Frederic Raphael disarms us by admitting to vanity in his introduction to this book, as well as by pointing out that a writer's persona is seldom identical to that of its creator. In any case Peryonal Terms contains very little in the way of preening or smugness, surprisingly, given its reflection of what seems to have been a happy, prosperous and successful existence. Authors shouldn't live like this, we may tell our
selves, with flats in Chelsea, French farmhouses, film options, television adaptations, comfortable dining out and plenty of agreeable sitting about on Greek islands. Yet why begrudge all this to a writer of Raphael's evident diligence, talent and perspicacity?
Very few of these jottings, thank goodness, offer anything theoretical on the writer's craft. Raphael is much more interested in what words enable him to convey than in the process whereby this is achieved.

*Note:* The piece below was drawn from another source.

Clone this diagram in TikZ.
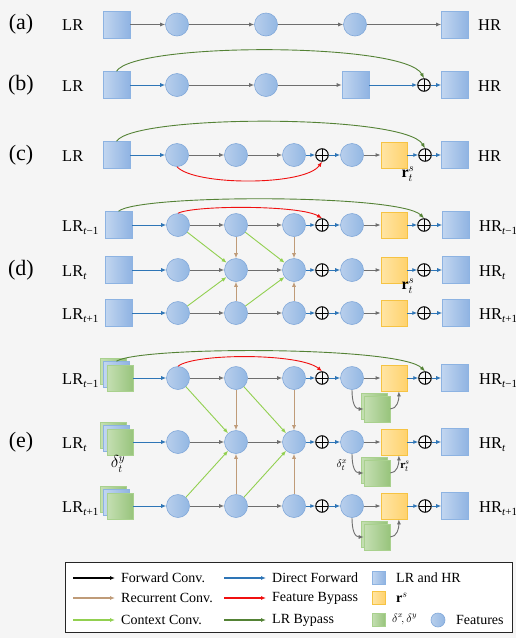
\documentclass[tikz,border=0pt]{standalone}
\usepackage{fontspec}
\setmainfont{Liberation Serif}
\usetikzlibrary{arrows.meta}
\definecolor{bgc}{HTML}{F5F5F5}
\definecolor{sqL}{HTML}{C2D6F0}
\definecolor{sqR}{HTML}{8FB3E2}
\definecolor{sqB}{HTML}{8DB3E2}
\definecolor{ciL}{HTML}{B8CFEC}
\definecolor{ciR}{HTML}{93B7E3}
\definecolor{ciB}{HTML}{82A9DA}
\definecolor{yeL}{HTML}{FFE5A5}
\definecolor{yeR}{HTML}{FFD26D}
\definecolor{yeB}{HTML}{F6C343}
\definecolor{grL}{HTML}{C5DFB3}
\definecolor{grR}{HTML}{98C47C}
\definecolor{grB}{HTML}{A9D18E}
\definecolor{fwdc}{HTML}{6E6E6E}
\definecolor{dirc}{HTML}{2E75B6}
\definecolor{bypc}{HTML}{F01010}
\definecolor{lrbc}{HTML}{548235}
\definecolor{ctxc}{HTML}{92D050}
\definecolor{recc}{HTML}{BF9B78}
\newcommand\lrsub[1]{\raisebox{-0.45ex}{\fontsize{11}{11}\selectfont #1}}
\tikzset{
  sq/.style={rectangle, minimum size=27pt, inner sep=0pt, draw=sqB, line width=0.6pt, left color=sqL, right color=sqR},
  feat/.style={circle, minimum size=23pt, inner sep=0pt, draw=ciB, line width=0.6pt, left color=ciL, right color=ciR},
  ysq/.style={rectangle, minimum size=26pt, inner sep=0pt, draw=yeB, line width=0.8pt, left color=yeL, right color=yeR},
  gsq/.style={rectangle, minimum size=26pt, inner sep=0pt, draw=grB, line width=0.6pt, left color=grL, right color=grR},
  bsq/.style={sq, minimum size=26pt},
  opl/.style={circle, draw=black, line width=1pt, minimum size=12.5pt, inner sep=0pt,
    path picture={\draw[line width=1pt] (path picture bounding box.north) -- (path picture bounding box.south)
      (path picture bounding box.west) -- (path picture bounding box.east);}},
  arr/.style={line width=0.9pt, -{Latex[length=5pt,width=4pt]}},
  fwd/.style={arr, draw=fwdc},
  dir/.style={arr, draw=dirc},
  byp/.style={arr, draw=bypc},
  lrb/.style={arr, draw=lrbc},
  ctx/.style={arr, draw=ctxc},
  rec/.style={arr, draw=recc},
  tag/.style={font=\fontsize{22}{24}\selectfont, inner sep=0pt},
  lr/.style={anchor=base west, font=\fontsize{16.5}{18}\selectfont, inner sep=0pt},
  rlab/.style={font=\fontsize{16}{18}\selectfont, inner sep=0pt},
  slab/.style={font=\fontsize{11}{12}\selectfont, inner sep=0pt},
  legt/.style={anchor=west, font=\fontsize{14}{16}\selectfont, inner sep=0pt},
  legarr/.style={line width=1.1pt, -{Latex[length=5pt,width=4pt]}},
}
\begin{document}
\begin{tikzpicture}[x=1pt,y=-1pt]
\fill[bgc] (0,0) rectangle (516,638);
\useasboundingbox (0,0) rectangle (516,638);

% ---------- (a)
\node[tag] (ta) at (21,24.5) {(a)};
\node[lr] (a-lr) at (62,30.5) {LR};
\node[sq] (a0) at (116.5,24.5) {};
\node[feat] (a1) at (177,24.5) {};
\node[feat] (a2) at (266,24.5) {};
\node[feat] (a3) at (355,24.5) {};
\node[sq] (a4) at (455,24.5) {};
\node[lr] (a-hr) at (478,30.5) {HR};
\draw[fwd] (a0) -- (a1);
\draw[fwd] (a1) -- (a2);
\draw[fwd] (a2) -- (a3);
\draw[fwd] (a3) -- (a4);

% ---------- (b)
\node[tag] (tb) at (21,85) {(b)};
\node[lr] (b-lr) at (62,91) {LR};
\node[sq] (b0) at (116.5,85) {};
\node[feat] (b1) at (177,85) {};
\node[feat] (b2) at (266,85) {};
\node[sq] (b3) at (355.5,85) {};
\node[opl] (bop) at (424,85) {};
\node[sq] (b4) at (455,85) {};
\node[lr] (b-hr) at (478,91) {HR};
\draw[dir] (b0) -- (b1);
\draw[fwd] (b1) -- (b2);
\draw[fwd] (b2) -- (b3);
\draw[dir] (b3) -- (bop);
\draw[dir] (bop) -- (b4);
\draw[lrb] (b0.north) .. controls (135,42) and (405,42) .. (bop.north);

% ---------- (c)
\node[tag] (tc) at (21,155) {(c)};
\node[lr] (c-lr) at (62,161) {LR};
\node[sq] (c0) at (116.5,155) {};
\node[feat] (c1) at (177,155) {};
\node[feat] (c2) at (236,155) {};
\node[feat] (c3) at (294,155) {};
\node[opl] (cop1) at (322,155) {};
\node[feat] (c4) at (352,155) {};
\node[ysq] (cy) at (394,155) {};
\node[opl] (cop2) at (425,155) {};
\node[sq] (c5) at (455,155) {};
\node[lr] (c-hr) at (478,161) {HR};
\node[rlab] (c-r) at (408,174) {$\mathbf{r}_t^{s}$};
\draw[dir] (c0) -- (c1);
\draw[fwd] (c1) -- (c2);
\draw[fwd] (c2) -- (c3);
\draw[dir] (c3) -- (cop1);
\draw[dir] (cop1) -- (c4);
\draw[fwd] (c4) -- (cy);
\draw[dir] (cy) -- (cop2);
\draw[dir] (cop2) -- (c5);
\draw[lrb] (c0.north) .. controls (135,114) and (405,114) .. (cop2.north);
\draw[byp] (c1.south) .. controls (195,186) and (305,186) .. (cop1.south);

% ---------- (d)
\node[tag] (td) at (21,270) {(d)};
\foreach \i/\y/\s in {1/225/{\textit{t}−1}, 2/270/{\textit{t}}, 3/313/{\textit{t}+1}} {
  \node[lr] (d\i-lr) at (62,\y+6) {LR\lrsub{\s}};
  \node[sq] (d\i-sq) at (118.5,\y) {};
  \node[feat] (d\i-c1) at (178,\y) {};
  \node[feat] (d\i-c2) at (236,\y) {};
  \node[feat] (d\i-c3) at (294,\y) {};
  \node[opl] (d\i-op1) at (322,\y) {};
  \node[feat] (d\i-c4) at (352,\y) {};
  \node[ysq] (d\i-y) at (394,\y) {};
  \node[opl] (d\i-op2) at (424,\y) {};
  \node[sq] (d\i-hq) at (456,\y) {};
  \node[lr] (d\i-hr) at (479,\y+6) {HR\lrsub{\s}};
  \draw[dir] (d\i-sq) -- (d\i-c1);
  \draw[fwd] (d\i-c1) -- (d\i-c2);
  \draw[fwd] (d\i-c2) -- (d\i-c3);
  \draw[dir] (d\i-c3) -- (d\i-op1);
  \draw[dir] (d\i-op1) -- (d\i-c4);
  \draw[fwd] (d\i-c4) -- (d\i-y);
  \draw[dir] (d\i-y) -- (d\i-op2);
  \draw[dir] (d\i-op2) -- (d\i-hq);
}
\node[rlab] (d-r) at (408,286) {$\mathbf{r}_t^{s}$};
\draw[ctx] (d1-c1) -- (d2-c2);
\draw[ctx] (d1-c2) -- (d2-c3);
\draw[ctx] (d3-c1) -- (d2-c2);
\draw[ctx] (d3-c2) -- (d2-c3);
\draw[rec] (d1-c2) -- (d2-c2);
\draw[rec] (d3-c2) -- (d2-c2);
\draw[rec] (d1-c3) -- (d2-c3);
\draw[rec] (d3-c3) -- (d2-c3);
\draw[lrb] (d1-sq.north) .. controls (140,194) and (400,194) .. (d1-op2.north);
\draw[byp] (d1-c1.north) .. controls (195,205) and (300,205) .. (d1-op1.north);

% ---------- (e)
\node[tag] (te) at (21,442) {(e)};
\foreach \i/\y/\s in {1/378/{\textit{t}−1}, 2/442/{\textit{t}}, 3/506/{\textit{t}+1}} {
  \node[lr] (e\i-lr) at (62,\y+6) {LR\lrsub{\s}};
  \node[gsq] (e\i-sb) at (113,\y-7) {};
  \node[bsq] (e\i-sm) at (116.5,\y-3.5) {};
  \node[gsq] (e\i-sf) at (120,\y) {};
  \node[feat] (e\i-c1) at (178,\y) {};
  \node[feat] (e\i-c2) at (236,\y) {};
  \node[feat] (e\i-c3) at (294,\y) {};
  \node[opl] (e\i-op1) at (322,\y) {};
  \node[feat] (e\i-c4) at (352,\y) {};
  \node[ysq] (e\i-y) at (394,\y) {};
  \node[opl] (e\i-op2) at (425,\y) {};
  \node[sq] (e\i-hq) at (455,\y) {};
  \node[lr] (e\i-hr) at (479,\y+6) {HR\lrsub{\s}};
  \node[gsq] (e\i-gb) at (374,\y+28) {};
  \node[gsq] (e\i-gf) at (377,\y+31) {};
  \draw[dir] (e\i-sf) -- (e\i-c1);
  \draw[fwd] (e\i-c1) -- (e\i-c2);
  \draw[fwd] (e\i-c2) -- (e\i-c3);
  \draw[dir] (e\i-c3) -- (e\i-op1);
  \draw[dir] (e\i-op1) -- (e\i-c4);
  \draw[fwd] (e\i-c4) -- (e\i-y);
  \draw[dir] (e\i-y) -- (e\i-op2);
  \draw[dir] (e\i-op2) -- (e\i-hq);
  \draw[fwd] (e\i-c4.south) .. controls (352,\y+25) and (355,\y+31) .. (e\i-gf.west);
  \draw[fwd] (e\i-gf.east) .. controls (397,\y+31) and (399,\y+22) .. (e\i-y.-70);
}
\node[rlab] (e-dy) at (118,464) {$\delta_t^{y}$};
\node[slab] (e-dx) at (342,465) {$\delta_t^{x}$};
\node[slab] (e-r) at (405,466) {$\mathbf{r}_t^{s}$};
\draw[ctx] (e1-c1) -- (e2-c2);
\draw[ctx] (e1-c2) -- (e2-c3);
\draw[ctx] (e3-c1) -- (e2-c2);
\draw[ctx] (e3-c2) -- (e2-c3);
\draw[rec] (e1-c2) -- (e2-c2);
\draw[rec] (e3-c2) -- (e2-c2);
\draw[rec] (e1-c3) -- (e2-c3);
\draw[rec] (e3-c3) -- (e2-c3);
\draw[lrb] (e1-sm.north) .. controls (140,346) and (400,346) .. (e1-op2.north);
\draw[byp] (e1-c1.north) .. controls (195,353) and (300,353) .. (e1-op1.north);

% ---------- legend
\node[draw=black!85, fill=white, line width=0.9pt, minimum width=447pt, minimum height=70pt, inner sep=0pt] (leg) at (288.5,597) {};
\coordinate (l1a) at (73,578); \coordinate (l1b) at (115,578);
\coordinate (l2a) at (73,598); \coordinate (l2b) at (115,598);
\coordinate (l3a) at (73,620); \coordinate (l3b) at (115,620);
\coordinate (l4a) at (224,578); \coordinate (l4b) at (266,578);
\coordinate (l5a) at (224,598); \coordinate (l5b) at (266,598);
\coordinate (l6a) at (224,620); \coordinate (l6b) at (266,620);
\draw[legarr, draw=black] (l1a) -- (l1b);
\draw[legarr, draw=recc] (l2a) -- (l2b);
\draw[legarr, draw=ctxc] (l3a) -- (l3b);
\draw[legarr, draw=dirc] (l4a) -- (l4b);
\draw[legarr, draw=bypc] (l5a) -- (l5b);
\draw[legarr, draw=lrbc] (l6a) -- (l6b);
\node[legt] (lt1) at (121,578) {Forward Conv.};
\node[legt] (lt2) at (121,598) {Recurrent Conv.};
\node[legt] (lt3) at (121,620) {Context Conv.};
\node[legt] (lt4) at (272,578) {Direct Forward};
\node[legt] (lt5) at (272,598) {Feature Bypass};
\node[legt] (lt6) at (272,620) {LR Bypass};
\node[sq, minimum size=13pt] (lq1) at (378.5,578) {};
\node[ysq, minimum size=13pt] (lq2) at (378.5,598) {};
\node[gsq, minimum size=13pt] (lq3) at (378.5,620) {};
\node[legt] (lt7) at (396,578) {LR and HR};
\node[legt] (lt8) at (396,598) {$\mathbf{r}^{s}$};
\node[anchor=west, font=\fontsize{12}{14}\selectfont, inner sep=0pt] (lt9) at (392,619) {$\delta^{x}\!,\delta^{y}$};
\node[feat, minimum size=14pt] (lc) at (438,620) {};
\node[legt] (lt10) at (456,620) {Features};
\end{tikzpicture}
\end{document}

The result is a sequence of sharply engraved vignettes of everything from an encounter with a solipsistic Russian authoress in a Moroccan bazaar, who drags him off to dinner with a local prince learned in Plato and Spinoza, to a car journey with Mrs May the charlady, 'a humped-over, bitterfaced, horse-toothed woman' with moles 'like threaded needles in a pincushion', who declares, 'They're nice though, aren't they, the Jew people, nicer'n our people sometimes.'
The famous are dealt with in gratifyingly no-nonsense fashion. Ken Tynan shakes hands limply. 'as if you were being dared to reach over and touch something nasty in a penny arcade', Hermione Gingold's Knightsbridge flat features 'a two-headed statue which appeared to have been fashioned from petrified pigeon shit', Natalie Wood shows enticingly hairy legs under her miniskirt and J. B. Priestley, in a red tie and blue demob suit, reminds Raphael of 'one of Orwell's organising pigs'. He is particularly good, you gather, on the human, whether as type or individual. Near the end of the book he takes his children for lunch with their grandparents, but this seems merely a decent excuse for logging the club's denizens, the man who milks the one-armed bandit 'with the air of tarnished athleticism you might find in someone who reached the last 32 at Wimbledon eight years ago', Mrs Baggs with her 'collapsed balloon of a face above a violet-blue body' and an elderly habitué 'given to phantom intimacies, one arm slung out in front of him. An unbandaged Nelson.'
Such bravura excursions are Raphael's forte. Try the visit to a Florida hotel where the breathtaking incompetence of the service is no match for the patrons' mystifyingly dogged determination to pay over the odds for it. Or the author's solidarity initiative alongside fellow Jewish writers during the 1967 six-day war, which finds them ironically 'tripped by all the strings we had tried to pull through the sheer abruptness of Israel's victory. The zestful, shapely professionalism in the handling of such episodes validates the book. One misses an index, always (why does it have to be?) Carcanet's Achilles heel. And does Middlemarch still 'sit fat and virgin on my shelf'? Raphael might find it worth adding, by now, to his stock of pleasures and illuminations, though judging from this little burst from a longish life, they have not been too few.